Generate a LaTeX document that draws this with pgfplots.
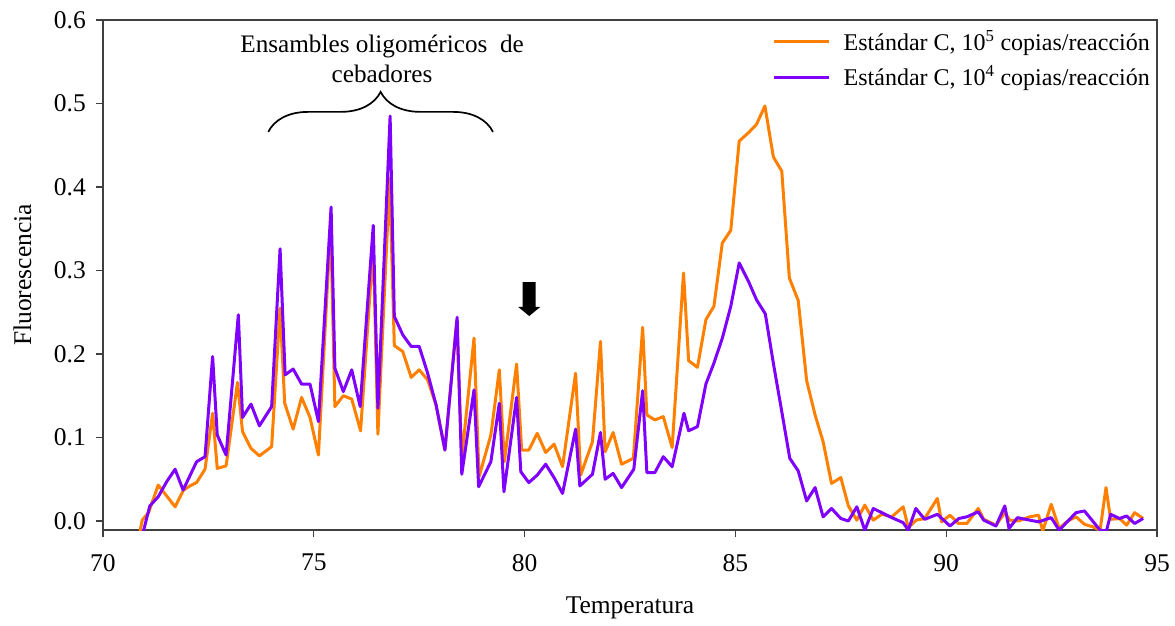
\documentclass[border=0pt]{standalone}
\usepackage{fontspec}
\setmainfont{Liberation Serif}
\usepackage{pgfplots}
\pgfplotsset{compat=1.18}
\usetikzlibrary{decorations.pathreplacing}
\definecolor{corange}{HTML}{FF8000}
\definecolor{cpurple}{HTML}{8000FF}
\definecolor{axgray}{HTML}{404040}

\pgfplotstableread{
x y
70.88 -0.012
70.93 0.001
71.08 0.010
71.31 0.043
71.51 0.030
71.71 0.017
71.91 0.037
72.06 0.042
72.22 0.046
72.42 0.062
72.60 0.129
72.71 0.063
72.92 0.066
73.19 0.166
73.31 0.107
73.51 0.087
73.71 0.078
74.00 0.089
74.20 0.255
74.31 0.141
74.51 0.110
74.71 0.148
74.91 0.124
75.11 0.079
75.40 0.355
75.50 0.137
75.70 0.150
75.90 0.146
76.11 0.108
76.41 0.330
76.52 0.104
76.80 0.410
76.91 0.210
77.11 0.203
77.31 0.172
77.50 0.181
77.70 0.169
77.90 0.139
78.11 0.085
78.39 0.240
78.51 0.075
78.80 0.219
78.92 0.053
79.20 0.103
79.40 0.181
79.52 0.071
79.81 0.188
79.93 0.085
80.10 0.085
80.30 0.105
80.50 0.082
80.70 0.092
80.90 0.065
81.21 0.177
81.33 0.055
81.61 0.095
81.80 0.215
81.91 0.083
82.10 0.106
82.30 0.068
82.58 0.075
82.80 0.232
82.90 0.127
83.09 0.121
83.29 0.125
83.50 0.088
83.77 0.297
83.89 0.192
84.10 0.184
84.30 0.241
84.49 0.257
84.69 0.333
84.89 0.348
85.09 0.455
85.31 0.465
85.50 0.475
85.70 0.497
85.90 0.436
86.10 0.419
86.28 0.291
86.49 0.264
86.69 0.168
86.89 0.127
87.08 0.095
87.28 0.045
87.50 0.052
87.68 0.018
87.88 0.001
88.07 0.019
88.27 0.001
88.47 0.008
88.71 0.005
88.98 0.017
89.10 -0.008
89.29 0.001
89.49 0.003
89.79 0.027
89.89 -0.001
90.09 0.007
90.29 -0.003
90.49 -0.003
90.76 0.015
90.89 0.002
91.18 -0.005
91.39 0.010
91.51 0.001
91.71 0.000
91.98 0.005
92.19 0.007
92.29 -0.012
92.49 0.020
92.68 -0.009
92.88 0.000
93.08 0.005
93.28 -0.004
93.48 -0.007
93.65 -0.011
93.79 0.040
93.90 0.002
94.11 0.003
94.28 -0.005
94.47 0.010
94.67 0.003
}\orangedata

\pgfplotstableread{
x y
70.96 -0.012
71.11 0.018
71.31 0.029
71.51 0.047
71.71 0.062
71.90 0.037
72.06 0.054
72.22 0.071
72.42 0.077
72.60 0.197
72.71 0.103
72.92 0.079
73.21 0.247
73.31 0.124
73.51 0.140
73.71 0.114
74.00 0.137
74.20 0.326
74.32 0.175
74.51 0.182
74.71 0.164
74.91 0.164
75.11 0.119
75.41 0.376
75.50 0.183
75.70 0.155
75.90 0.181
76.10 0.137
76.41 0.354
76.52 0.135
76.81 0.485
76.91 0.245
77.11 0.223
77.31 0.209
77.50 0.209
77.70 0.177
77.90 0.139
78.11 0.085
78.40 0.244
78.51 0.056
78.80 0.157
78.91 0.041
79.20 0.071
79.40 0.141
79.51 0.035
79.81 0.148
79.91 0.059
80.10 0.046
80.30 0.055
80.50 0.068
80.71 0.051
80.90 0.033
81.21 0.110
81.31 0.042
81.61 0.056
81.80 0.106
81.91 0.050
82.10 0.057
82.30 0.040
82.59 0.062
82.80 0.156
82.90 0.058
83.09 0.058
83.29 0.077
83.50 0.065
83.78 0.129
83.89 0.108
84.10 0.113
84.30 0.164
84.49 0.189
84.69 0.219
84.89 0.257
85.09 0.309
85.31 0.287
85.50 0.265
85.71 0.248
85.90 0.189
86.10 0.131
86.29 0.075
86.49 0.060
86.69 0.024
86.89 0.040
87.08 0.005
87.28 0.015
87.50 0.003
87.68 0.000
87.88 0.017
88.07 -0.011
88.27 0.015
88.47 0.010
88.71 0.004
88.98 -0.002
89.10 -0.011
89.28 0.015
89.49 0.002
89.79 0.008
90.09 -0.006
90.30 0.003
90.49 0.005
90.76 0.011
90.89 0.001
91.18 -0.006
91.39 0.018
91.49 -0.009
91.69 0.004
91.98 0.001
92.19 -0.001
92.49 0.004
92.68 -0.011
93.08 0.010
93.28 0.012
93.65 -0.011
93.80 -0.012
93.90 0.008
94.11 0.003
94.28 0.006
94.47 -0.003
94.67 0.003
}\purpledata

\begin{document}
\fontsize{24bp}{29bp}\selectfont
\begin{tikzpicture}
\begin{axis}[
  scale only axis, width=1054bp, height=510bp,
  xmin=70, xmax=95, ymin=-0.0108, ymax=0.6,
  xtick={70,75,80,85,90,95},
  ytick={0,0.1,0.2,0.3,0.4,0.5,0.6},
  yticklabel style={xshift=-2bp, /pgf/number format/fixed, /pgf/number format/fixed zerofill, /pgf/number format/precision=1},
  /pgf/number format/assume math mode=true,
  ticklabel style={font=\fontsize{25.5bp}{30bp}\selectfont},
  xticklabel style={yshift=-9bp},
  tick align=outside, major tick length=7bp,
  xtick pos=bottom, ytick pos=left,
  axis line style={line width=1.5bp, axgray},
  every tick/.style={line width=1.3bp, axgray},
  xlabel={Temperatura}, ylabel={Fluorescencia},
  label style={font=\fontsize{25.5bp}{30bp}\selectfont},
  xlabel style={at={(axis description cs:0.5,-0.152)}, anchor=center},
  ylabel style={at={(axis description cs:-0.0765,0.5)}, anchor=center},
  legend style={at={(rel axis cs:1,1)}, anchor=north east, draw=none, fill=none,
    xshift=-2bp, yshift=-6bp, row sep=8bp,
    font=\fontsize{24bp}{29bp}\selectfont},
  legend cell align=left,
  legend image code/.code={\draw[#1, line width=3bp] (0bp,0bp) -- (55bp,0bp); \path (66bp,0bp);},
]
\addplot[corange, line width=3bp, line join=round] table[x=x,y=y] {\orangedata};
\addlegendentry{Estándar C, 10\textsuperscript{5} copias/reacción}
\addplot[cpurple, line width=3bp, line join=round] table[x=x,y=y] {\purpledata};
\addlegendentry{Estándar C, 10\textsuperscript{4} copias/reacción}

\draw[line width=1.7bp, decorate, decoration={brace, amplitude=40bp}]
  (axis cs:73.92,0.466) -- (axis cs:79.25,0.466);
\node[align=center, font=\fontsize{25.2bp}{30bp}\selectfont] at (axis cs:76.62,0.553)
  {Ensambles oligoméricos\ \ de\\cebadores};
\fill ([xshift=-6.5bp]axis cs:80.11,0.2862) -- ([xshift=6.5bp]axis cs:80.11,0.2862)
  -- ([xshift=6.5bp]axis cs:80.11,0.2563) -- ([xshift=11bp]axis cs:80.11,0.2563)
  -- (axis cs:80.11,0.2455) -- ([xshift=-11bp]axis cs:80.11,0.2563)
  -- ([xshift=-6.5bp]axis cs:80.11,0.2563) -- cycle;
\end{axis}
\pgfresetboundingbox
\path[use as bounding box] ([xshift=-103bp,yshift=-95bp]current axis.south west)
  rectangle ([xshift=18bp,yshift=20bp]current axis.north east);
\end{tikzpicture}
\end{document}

====

Every line above should be returned word for word, with the pictures left behind.

- _Task result_:
Generate a LaTeX document that draws this with pgfplots.
\documentclass[border=0pt]{standalone}
\usepackage{fontspec}
\setmainfont{Liberation Serif}
\usepackage{pgfplots}
\pgfplotsset{compat=1.18}
\usetikzlibrary{decorations.pathreplacing}
\definecolor{corange}{HTML}{FF8000}
\definecolor{cpurple}{HTML}{8000FF}
\definecolor{axgray}{HTML}{404040}

\pgfplotstableread{
x y
70.88 -0.012
70.93 0.001
71.08 0.010
71.31 0.043
71.51 0.030
71.71 0.017
71.91 0.037
72.06 0.042
72.22 0.046
72.42 0.062
72.60 0.129
72.71 0.063
72.92 0.066
73.19 0.166
73.31 0.107
73.51 0.087
73.71 0.078
74.00 0.089
74.20 0.255
74.31 0.141
74.51 0.110
74.71 0.148
74.91 0.124
75.11 0.079
75.40 0.355
75.50 0.137
75.70 0.150
75.90 0.146
76.11 0.108
76.41 0.330
76.52 0.104
76.80 0.410
76.91 0.210
77.11 0.203
77.31 0.172
77.50 0.181
77.70 0.169
77.90 0.139
78.11 0.085
78.39 0.240
78.51 0.075
78.80 0.219
78.92 0.053
79.20 0.103
79.40 0.181
79.52 0.071
79.81 0.188
79.93 0.085
80.10 0.085
80.30 0.105
80.50 0.082
80.70 0.092
80.90 0.065
81.21 0.177
81.33 0.055
81.61 0.095
81.80 0.215
81.91 0.083
82.10 0.106
82.30 0.068
82.58 0.075
82.80 0.232
82.90 0.127
83.09 0.121
83.29 0.125
83.50 0.088
83.77 0.297
83.89 0.192
84.10 0.184
84.30 0.241
84.49 0.257
84.69 0.333
84.89 0.348
85.09 0.455
85.31 0.465
85.50 0.475
85.70 0.497
85.90 0.436
86.10 0.419
86.28 0.291
86.49 0.264
86.69 0.168
86.89 0.127
87.08 0.095
87.28 0.045
87.50 0.052
87.68 0.018
87.88 0.001
88.07 0.019
88.27 0.001
88.47 0.008
88.71 0.005
88.98 0.017
89.10 -0.008
89.29 0.001
89.49 0.003
89.79 0.027
89.89 -0.001
90.09 0.007
90.29 -0.003
90.49 -0.003
90.76 0.015
90.89 0.002
91.18 -0.005
91.39 0.010
91.51 0.001
91.71 0.000
91.98 0.005
92.19 0.007
92.29 -0.012
92.49 0.020
92.68 -0.009
92.88 0.000
93.08 0.005
93.28 -0.004
93.48 -0.007
93.65 -0.011
93.79 0.040
93.90 0.002
94.11 0.003
94.28 -0.005
94.47 0.010
94.67 0.003
}\orangedata

\pgfplotstableread{
x y
70.96 -0.012
71.11 0.018
71.31 0.029
71.51 0.047
71.71 0.062
71.90 0.037
72.06 0.054
72.22 0.071
72.42 0.077
72.60 0.197
72.71 0.103
72.92 0.079
73.21 0.247
73.31 0.124
73.51 0.140
73.71 0.114
74.00 0.137
74.20 0.326
74.32 0.175
74.51 0.182
74.71 0.164
74.91 0.164
75.11 0.119
75.41 0.376
75.50 0.183
75.70 0.155
75.90 0.181
76.10 0.137
76.41 0.354
76.52 0.135
76.81 0.485
76.91 0.245
77.11 0.223
77.31 0.209
77.50 0.209
77.70 0.177
77.90 0.139
78.11 0.085
78.40 0.244
78.51 0.056
78.80 0.157
78.91 0.041
79.20 0.071
79.40 0.141
79.51 0.035
79.81 0.148
79.91 0.059
80.10 0.046
80.30 0.055
80.50 0.068
80.71 0.051
80.90 0.033
81.21 0.110
81.31 0.042
81.61 0.056
81.80 0.106
81.91 0.050
82.10 0.057
82.30 0.040
82.59 0.062
82.80 0.156
82.90 0.058
83.09 0.058
83.29 0.077
83.50 0.065
83.78 0.129
83.89 0.108
84.10 0.113
84.30 0.164
84.49 0.189
84.69 0.219
84.89 0.257
85.09 0.309
85.31 0.287
85.50 0.265
85.71 0.248
85.90 0.189
86.10 0.131
86.29 0.075
86.49 0.060
86.69 0.024
86.89 0.040
87.08 0.005
87.28 0.015
87.50 0.003
87.68 0.000
87.88 0.017
88.07 -0.011
88.27 0.015
88.47 0.010
88.71 0.004
88.98 -0.002
89.10 -0.011
89.28 0.015
89.49 0.002
89.79 0.008
90.09 -0.006
90.30 0.003
90.49 0.005
90.76 0.011
90.89 0.001
91.18 -0.006
91.39 0.018
91.49 -0.009
91.69 0.004
91.98 0.001
92.19 -0.001
92.49 0.004
92.68 -0.011
93.08 0.010
93.28 0.012
93.65 -0.011
93.80 -0.012
93.90 0.008
94.11 0.003
94.28 0.006
94.47 -0.003
94.67 0.003
}\purpledata

\begin{document}
\fontsize{24bp}{29bp}\selectfont
\begin{tikzpicture}
\begin{axis}[
  scale only axis, width=1054bp, height=510bp,
  xmin=70, xmax=95, ymin=-0.0108, ymax=0.6,
  xtick={70,75,80,85,90,95},
  ytick={0,0.1,0.2,0.3,0.4,0.5,0.6},
  yticklabel style={xshift=-2bp, /pgf/number format/fixed, /pgf/number format/fixed zerofill, /pgf/number format/precision=1},
  /pgf/number format/assume math mode=true,
  ticklabel style={font=\fontsize{25.5bp}{30bp}\selectfont},
  xticklabel style={yshift=-9bp},
  tick align=outside, major tick length=7bp,
  xtick pos=bottom, ytick pos=left,
  axis line style={line width=1.5bp, axgray},
  every tick/.style={line width=1.3bp, axgray},
  xlabel={Temperatura}, ylabel={Fluorescencia},
  label style={font=\fontsize{25.5bp}{30bp}\selectfont},
  xlabel style={at={(axis description cs:0.5,-0.152)}, anchor=center},
  ylabel style={at={(axis description cs:-0.0765,0.5)}, anchor=center},
  legend style={at={(rel axis cs:1,1)}, anchor=north east, draw=none, fill=none,
    xshift=-2bp, yshift=-6bp, row sep=8bp,
    font=\fontsize{24bp}{29bp}\selectfont},
  legend cell align=left,
  legend image code/.code={\draw[#1, line width=3bp] (0bp,0bp) -- (55bp,0bp); \path (66bp,0bp);},
]
\addplot[corange, line width=3bp, line join=round] table[x=x,y=y] {\orangedata};
\addlegendentry{Estándar C, 10\textsuperscript{5} copias/reacción}
\addplot[cpurple, line width=3bp, line join=round] table[x=x,y=y] {\purpledata};
\addlegendentry{Estándar C, 10\textsuperscript{4} copias/reacción}

\draw[line width=1.7bp, decorate, decoration={brace, amplitude=40bp}]
  (axis cs:73.92,0.466) -- (axis cs:79.25,0.466);
\node[align=center, font=\fontsize{25.2bp}{30bp}\selectfont] at (axis cs:76.62,0.553)
  {Ensambles oligoméricos\ \ de\\cebadores};
\fill ([xshift=-6.5bp]axis cs:80.11,0.2862) -- ([xshift=6.5bp]axis cs:80.11,0.2862)
  -- ([xshift=6.5bp]axis cs:80.11,0.2563) -- ([xshift=11bp]axis cs:80.11,0.2563)
  -- (axis cs:80.11,0.2455) -- ([xshift=-11bp]axis cs:80.11,0.2563)
  -- ([xshift=-6.5bp]axis cs:80.11,0.2563) -- cycle;
\end{axis}
\pgfresetboundingbox
\path[use as bounding box] ([xshift=-103bp,yshift=-95bp]current axis.south west)
  rectangle ([xshift=18bp,yshift=20bp]current axis.north east);
\end{tikzpicture}
\end{document}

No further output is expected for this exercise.